Вернемся еще раз к отношению слова и образа. Это часто упоминаемое в ходе междисциплинарных семиотических исследований, но тем не менее не безпроблемное отношение возвращает нас в аспектах генезиса и типологии культуры к началам наших традиций.

Являемся ли мы антропологически в первую очередь "видящими существами", и только потом "слышащими и говорящими"? "В начале было Слово и Слово было у Бога", говорится в книге Бытия, однако было ли оно действительно словом, langue и parole, языком и речью? Греческий оригинал звучал как "logos" и logos, не только в греческой риторике, обозначал "Слово", "План", "Идею". Итак, не подразумевался ли под этим "Словом", которое "было в начале" самый последний смысл, который на сегодняшний язык, пожалуй, лучше всего было бы перевести словом "концепция"? И нужно ли принудительно приводить эту "концепцию" во взаимосвязь со "словом" в его нынешнем смысле и не подразумевать здесь и связь с "образом"? Со своим почти сакральным подчеркиванием Письма Деррида обнажил глубокие исторические причины этого явления, указав на мифологически центральное положение слова в иудейской культуре и религии, вошедшее в двухтысячелетнюю традицию Западной и Восточной Церкви в качестве образующей идентичность аксиомы.

"В начале было письмо", провозглашает Деррида, и если я уже надеялся в самом начале отказаться от постмодернистского мышления, то "Письмо" уверенно возвращается в горизонт нашего опыта и понимания, если даже не обязательно как "ecriture", то как "graphein". Греческий глагол "Graphein" обозначал единство изображающего и пишущего действия, что даже и сегодня находит в русском языке такое убедительное выражение как слова "иконопись" и "живопись". Это единство раскалывается только прагматически-рациональной римской риторической традицией, которая высвобождает письменность от изобразительности. Управление мировой империей требовало новой, уже специализированной, письменности, и по эргономическим причинам scriptum, письменный документ, получает преимущество над изображением, imago. Из этого различения выросло латинское средневековье, без него нельзя было бы подумать о Новой истории Европы. И не в этом ли вновь мы обнаруживаем специфические различия между Западом и Востоком? Не создавала ли благодаря своему единому понятию изображения и письма гречески-византийская традиция, метаморфозы которой можно наблюдать в истории русской культуры, иные культурные идентичности, заслуживающие нашего исследования и понимания?

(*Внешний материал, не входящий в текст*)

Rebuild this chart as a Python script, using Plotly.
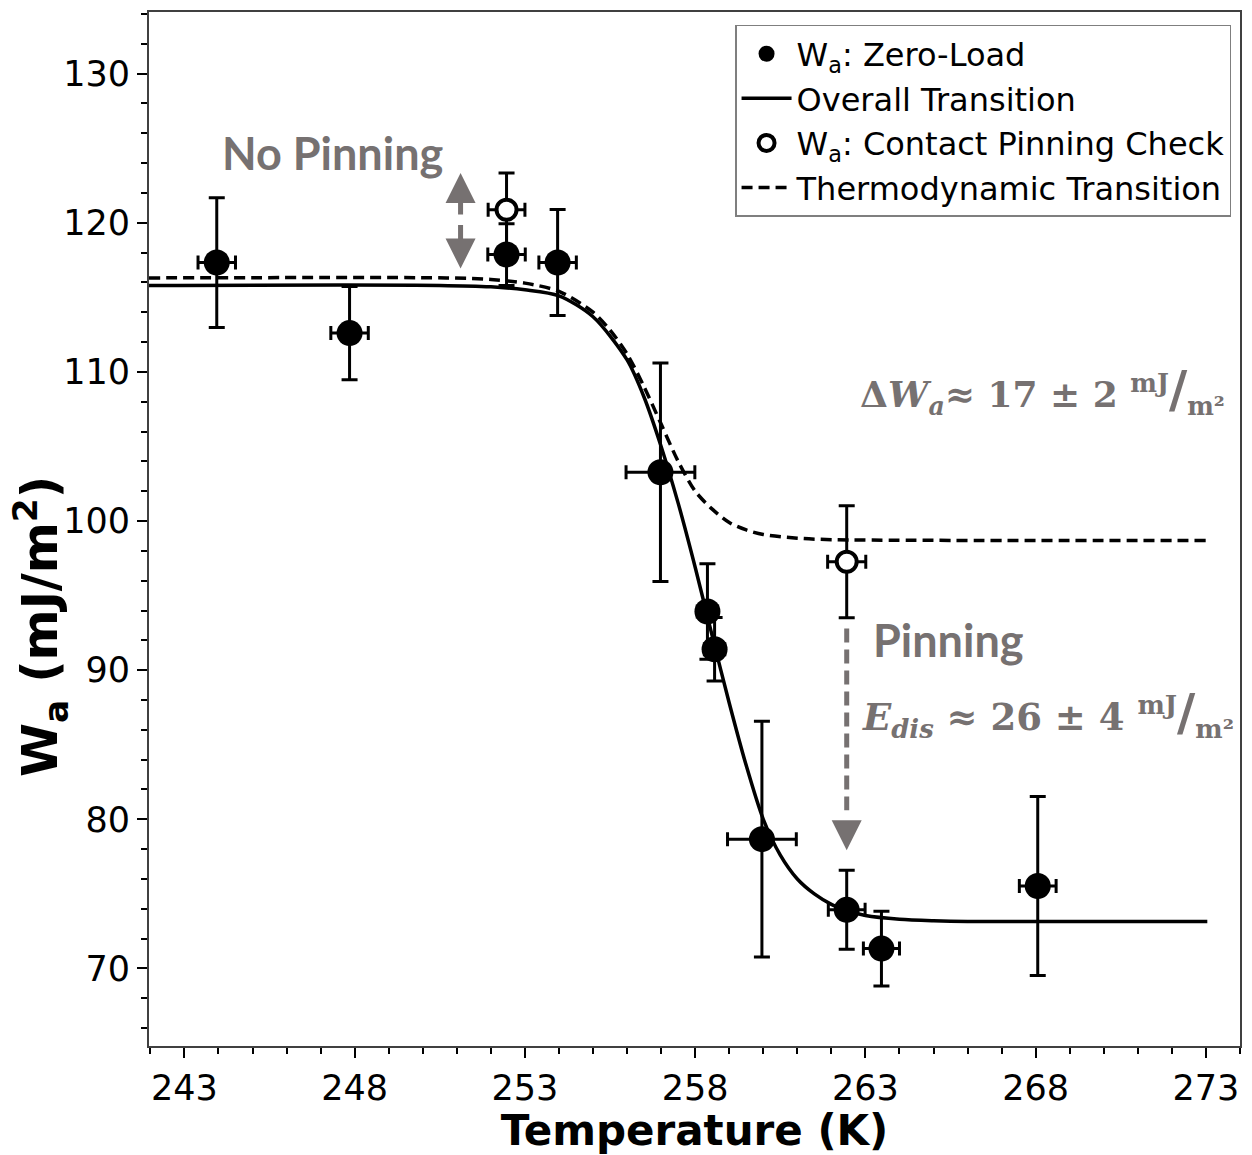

То, что было сказано о Письме, может быть перенесено и на само понятие изображения. Греческое слово для "образа" звучит как eikon, что значило примерно "соответствующее, равняющееся, сходствующее, похожее", однако первоначально применялось к любому виду изображения, будь оно объемным или плоскостным (произведением искусства или картиной). Напротив, латинское imago восходит к слову imor (быть равным), что указывает прежде всего на статус копии, но не на характеристики формы или материала. В культурной практике Древнего Рима под этим понимали прежде всего изображения предков, визуальные копии мертвых. Греческое eikos, разумеется, продолжает жить в латинском языке, но уже как icon (icona), как заимствованное слово. Нужно упомянуть также о египетском знаке для скульптора, которое обозначало "тот, кто сохраняет в живых". Хотя в латинском языке использовался целый ряд других понятий для изображения: signum как образ Бога, simulacrum как языческое изображение, effigies как портрет, figura, слово imago доминирует применительно к изобразительному. Христианская картина также называется imago; тем самым больше подчеркивается подобие изображения, происхождение от единого прообраза, поскольку в своем семантическом измерении это могло быть взято только из Святого Писания (в книге Бытия (1, 26-27; 5,1 и 9,6) говорится, что Бог создал человека по своему образу, по образу Бога, как подобие самому себе. То, что Бог воссоздает себя в смертном как полубог, известно уже в эпоху эллинизма, в виде eikon dios, изображающей превращающегося в Эрота государя из династии Птолемеев. Представление об eikon Платона, полагающего, что мир явлений вообще есть только отображение высшего, зримого лишь духовному глазу первообраза, Посидоний переносит и на людей; человек тем самым оказывается - в духовном смысле - изображением бога. Образность становится основным понятием и основным принципом духовного посредничества между отдельными сферами понятийного мира. Космос и человеческий noos оказываются таким образом eikones eikonos, образами образов, собственно logos'ом как творением Бога, производящим все дальнейшие формы. Эта аксиома об иносказательности всего мыслимого подготовила фундамент христианской теологии, для которой все телесное является только образом, а этот образ есть не что иное, как иносказательное (подобие).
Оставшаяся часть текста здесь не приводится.